When asked about her troubles, Ross, 65, talks about a tornado that swept through central Florida on Groundhog Day in 2007, destroying her home. Too late, she learned her insurance coverage wasn’t adequate and wouldn’t replace most of her belongings.
To make ends meet, Ross started working two jobs: as a hairdresser and a customer service representative at a convenience store. With her new husband, Douglas Ross, a machinist, she purchased a new home. Recovery seemed possible.
Then, Elaine Ross fell twice over several years, breaking her leg, and ended up having three hip replacements. Trying to manage diabetes and beset by pain, Ross quit working in 2016 and applied for Social Security Disability Insurance, which now pays her $919 a month.
She doesn’t have a pension. Douglas stopped working in 2019, no longer able to handle the demands of his job because of a bad back. He, too, doesn’t have a pension. With Douglas’ Social Security payment of $1,051 a month, the couple live on just over $23,600 annually. Their meager savings evaporated with various emergency expenditures, and they sold their home.

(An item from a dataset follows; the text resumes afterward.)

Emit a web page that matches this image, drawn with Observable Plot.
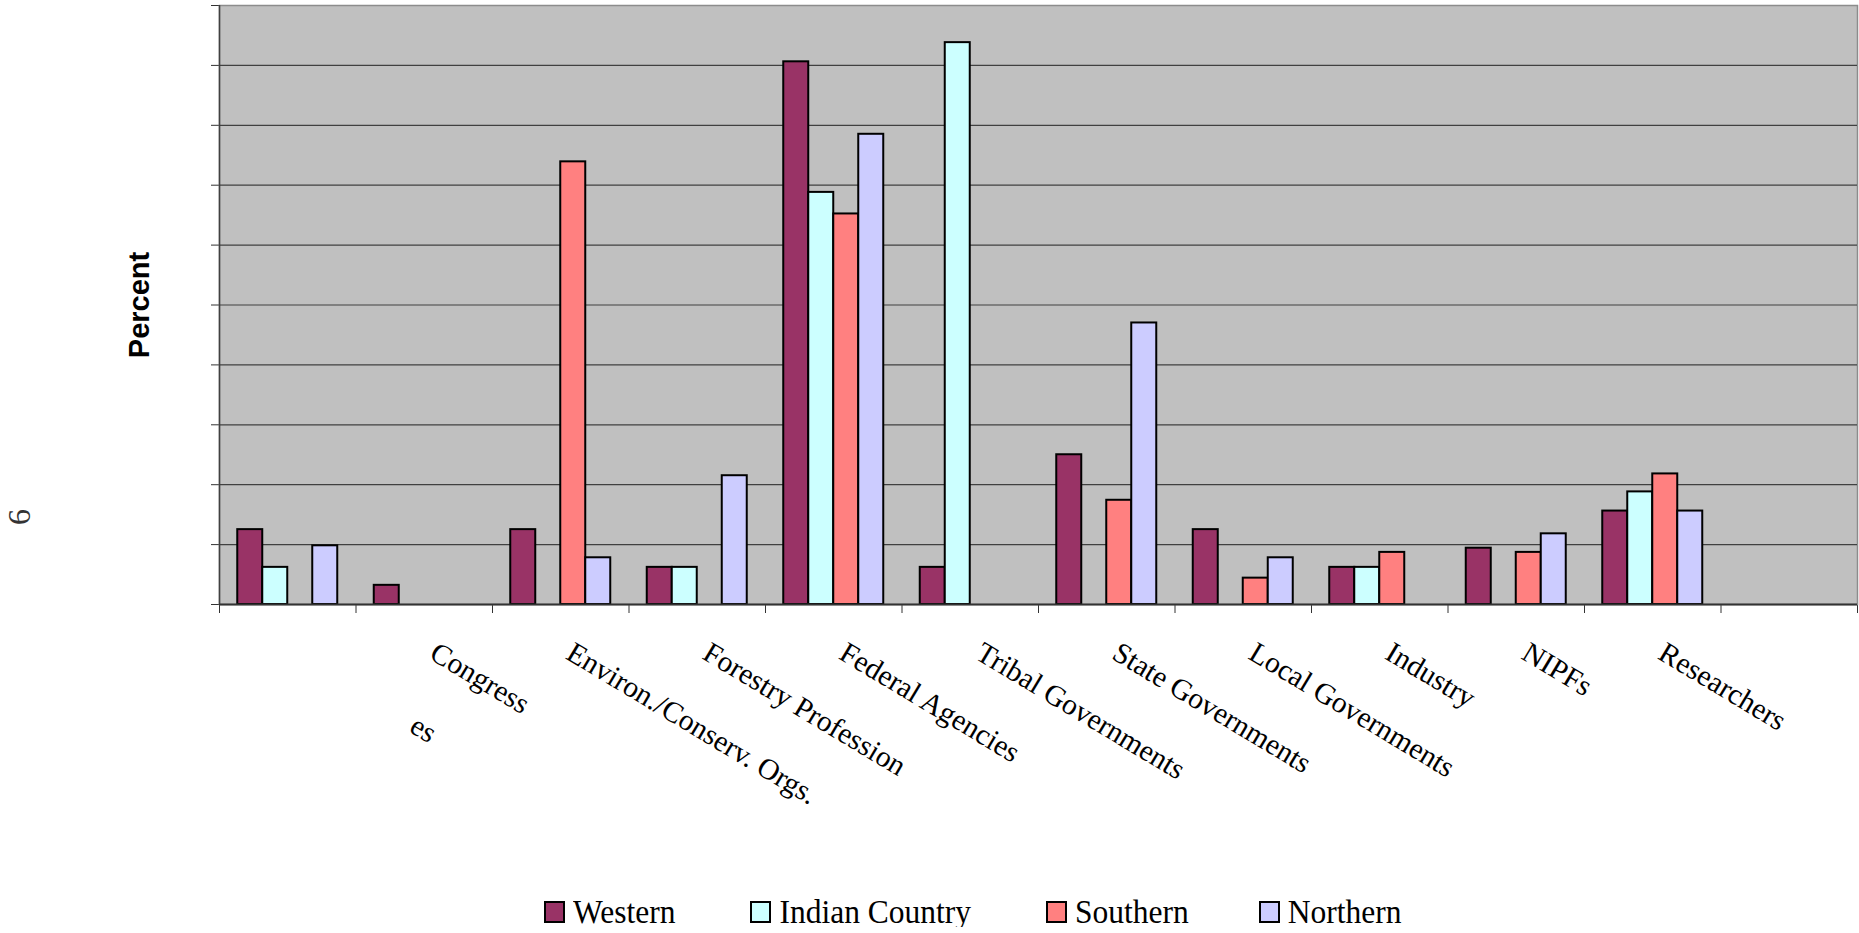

Their rent in Empire, Alabama, where they now live, is $540 a month. Other regular expenses include $200 a month for their truck and gas, $340 for Medicare Part B premiums, $200 for electricity, $100 for medications, $70 for phone, and hundreds of dollars — Ross didn’t offer a precise estimate — for food.
“All this inflation, it’s just killing us,” she said. Nationally, the price of food consumed at home is expected to rise 10% to 11% this year, according to the US Department of Agriculture.